Video of treatment for foreign bodies in the elbow:
This CT arthrography shows an anterior loose foreign body that does not adhere to the capsule.
This other example shows a posterolateral foreign body adherent to the joint’s capsule, resulting from a radial head fracture.
Surgical treatment of foreign bodies in the elbow:
Treatment consists in arthroscopic removal. This demanding elbow surgery is specialized surgery.
This day surgery is usually performed under regional anaesthesia, witht the patient in the lateral decubitus position. Once the joint is injected with saline, the surgeon opens an antero-lateral portal for optics.
Shown here is the humero-ulnar joint space, with the coronoid apophysis, and it is possible to make out the humeroradial space.
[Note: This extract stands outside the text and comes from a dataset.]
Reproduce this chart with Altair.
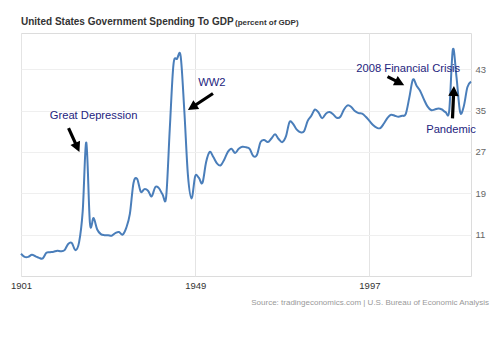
import math
import altair as alt
import pandas as pd

FONT = "Liberation Sans, Arial, Helvetica, sans-serif"

# ---------------- data ----------------
years = list(range(1901, 2026))
spending = [
    7.3, 6.7, 6.7, 7.1, 6.8, 6.5, 6.4, 7.5, 7.6, 7.7,        # 1901-1910
    7.9, 7.8, 8.0, 9.2, 9.4, 8.0, 9.5, 15.5, 28.8, 13.2,     # 1911-1920
    14.2, 12.0, 11.1, 10.9, 10.9, 10.8, 11.3, 11.5, 11.0, 12.3,  # 1921-1930
    15.0, 21.0, 21.8, 19.3, 19.8, 19.5, 18.4, 20.2, 20.0, 18.8,  # 1931-1940
    18.3, 31.5, 43.8, 45.0, 45.5, 35.0, 22.5, 18.0, 22.3, 22.0,  # 1941-1950
    21.0, 25.0, 27.0, 26.0, 24.8, 24.4, 25.5, 27.0, 27.6, 26.8,  # 1951-1960
    27.6, 28.0, 27.9, 27.6, 26.2, 26.4, 28.9, 29.3, 28.9, 29.6,  # 1961-1970
    30.4, 29.5, 28.9, 30.0, 32.8, 32.4, 31.3, 30.8, 31.0, 33.0,  # 1971-1980
    34.0, 35.2, 34.6, 33.5, 34.4, 34.7, 34.3, 33.6, 33.8, 35.2,  # 1981-1990
    36.0, 35.7, 34.9, 34.5, 34.4, 33.8, 33.0, 32.2, 31.7, 31.6,  # 1991-2000
    32.5, 33.6, 34.2, 34.0, 33.8, 34.0, 34.3, 37.5, 41.0, 39.8,  # 2001-2010
    38.8, 37.2, 35.8, 35.1, 35.2, 35.4, 35.2, 34.7, 35.0, 46.8,  # 2011-2020
    41.5, 34.7, 35.8, 39.5, 40.6,                              # 2021-2025
]
x_ticks = [1901, 1949, 1997]
y_ticks = [11, 19, 27, 35, 43]

ann_labels = ["Great Depression", "WW2", "2008 Financial Crisis", "Pandemic"]
ann_year = [1921.0, 1953.6, 2007.7, 2019.5]
ann_value = [33.95, 40.27, 42.98, 31.24]

arrow_tail_year = [1914.1, 1953.9, 2002.0, 2019.9]
arrow_tail_value = [31.6, 38.3, 41.55, 33.5]
arrow_tip_year = [1917.1, 1947.0, 2006.6, 2020.3]
arrow_tip_value = [27.0, 35.1, 39.9, 39.75]

title_main = "United States Government Spending To GDP"
title_sub = "(percent of GDP)"
source_text = "Source: tradingeconomics.com | U.S. Bureau of Economic Analysis"

# ---------------- layout ----------------
W, H = 450, 243
X_DOMAIN = [1901, 2025]
Y_DOMAIN = [3, 50]

df = pd.DataFrame({"year": years, "value": spending})

x_scale = alt.Scale(domain=X_DOMAIN, nice=False, zero=False)
y_scale = alt.Scale(domain=Y_DOMAIN, nice=False, zero=False)

line = alt.Chart(df).mark_line(
    color="#4a7eba", strokeWidth=2, interpolate="cardinal"
).encode(
    x=alt.X("year:Q", scale=x_scale,
            axis=alt.Axis(values=x_ticks, format="d", title=None, orient="bottom",
                          grid=True, gridColor="#e4e4e4", domain=False, ticks=False,
                          labelColor="#333333", labelFontSize=9.5, labelFont=FONT,
                          labelPadding=4, labelFlush=False)),
    y=alt.Y("value:Q", scale=y_scale,
            axis=alt.Axis(values=y_ticks, title=None, orient="right",
                          grid=True, gridColor="#efefef", domain=False, ticks=False,
                          labelColor="#666666", labelFontSize=9.5, labelFont=FONT,
                          labelPadding=4)),
)

ann_df = pd.DataFrame({"label": ann_labels, "year": ann_year, "value": ann_value})
ann_text = alt.Chart(ann_df).mark_text(
    font=FONT, fontSize=11.2, color="#24247e", align="center", baseline="middle"
).encode(
    x=alt.X("year:Q", scale=x_scale),
    y=alt.Y("value:Q", scale=y_scale),
    text="label:N",
)

# arrows: custom symbol paths built from tail/tip positions
def to_px(yr, v):
    return ((yr - X_DOMAIN[0]) / (X_DOMAIN[1] - X_DOMAIN[0]) * W,
            (Y_DOMAIN[1] - v) / (Y_DOMAIN[1] - Y_DOMAIN[0]) * H)

rows = []
SHAFT, HEAD_W, HEAD_L = 3.2, 10.5, 10.0
for ty, tv, py_, pv in zip(arrow_tail_year, arrow_tail_value, arrow_tip_year, arrow_tip_value):
    x0, y0 = to_px(ty, tv)
    x1, y1 = to_px(py_, pv)
    dx, dy = x1 - x0, y1 - y0
    L = math.hypot(dx, dy)
    ang = math.degrees(math.atan2(dx, -dy)) % 360
    s = SHAFT / L
    w = HEAD_W / L
    hb = -1 + 2 * HEAD_L / L
    path = (f"M{-s:.4f},1L{s:.4f},1L{s:.4f},{hb:.4f}L{w:.4f},{hb:.4f}"
            f"L0,-1L{-w:.4f},{hb:.4f}L{-s:.4f},{hb:.4f}Z")
    rows.append({"year": (ty + py_) / 2, "value": (tv + pv) / 2,
                 "shape": path, "size": L * L, "angle": ang})
arrow_df = pd.DataFrame(rows)

arrows = alt.Chart(arrow_df).mark_point(
    filled=True, color="#000000", opacity=1, strokeWidth=0
).encode(
    x=alt.X("year:Q", scale=x_scale),
    y=alt.Y("value:Q", scale=y_scale),
    shape=alt.Shape("shape:N", scale=None, legend=None),
    size=alt.Size("size:Q", scale=None, legend=None),
    angle=alt.Angle("angle:Q", scale=None),
)

one = pd.DataFrame({"t": [0]})
t_main = alt.Chart(one).mark_text(
    text=title_main, font=FONT, fontSize=10, fontWeight="bold", color="#333333",
    align="left", baseline="alphabetic"
).encode(x=alt.value(0), y=alt.value(-7.7))
t_sub = alt.Chart(one).mark_text(
    text=title_sub, font=FONT, fontSize=8, fontWeight="bold", color="#333333",
    align="left", baseline="alphabetic"
).encode(x=alt.value(214), y=alt.value(-7.7))
t_src = alt.Chart(one).mark_text(
    text=source_text, font=FONT, fontSize=8, color="#999999",
    align="right", baseline="alphabetic"
).encode(x=alt.value(468), y=alt.value(271.5))

chart = alt.layer(line, ann_text, arrows, t_main, t_sub, t_src).properties(
    width=W, height=H,
    padding={"left": 21, "top": 33, "right": 26, "bottom": 63},
    autosize="none",
    background="white",
).configure_view(stroke="#dcdcdc", strokeWidth=1)

chart.save("out.html", embed_options={"renderer": "svg", "actions": False})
A bulky, loose, mobile anterior foreign body can be seen.
An antero-medial instrumental portal makes it possible to fragment the foreign body with a burr.
It can then be removed with a grasper, after the opening in the capsule has been stretched.
When the foreign body is about to be removed, the surgeon modifies the cutaneous incision so that the foreign body doesn’t get caught in the subcutaneous soft tissues.
Additional debridement or synovectomy procedures may be performed on an individual basis.
Here the surgeon performs a complete resection of the elbow’s anterior capsule, because preoperative stiffness was found along with a deficit in extension; an anterior osteophyte (bone spur) of the coronoid apophysis can also be removed.
Through posterior and posterolateral arthoscopic portals, it is also possible to remove a spur from the tip of the olecranon, and to debride the olecranon fossa.
At the end of the procedure, the surgeon confirms that full flexional range of motion is restored – extension and pronosupination.
The four surgical incisions are then closed with absorbable sutures.
Recovery after surgery of foreign bodies in the elbow
Specific elbow rehabilitation must be started immediately to avoid any secondary stiffening of the joint.
Most daily life movements can resume after 3 weeks, forceful movements with the elbow must wait 6 to 8 weeks.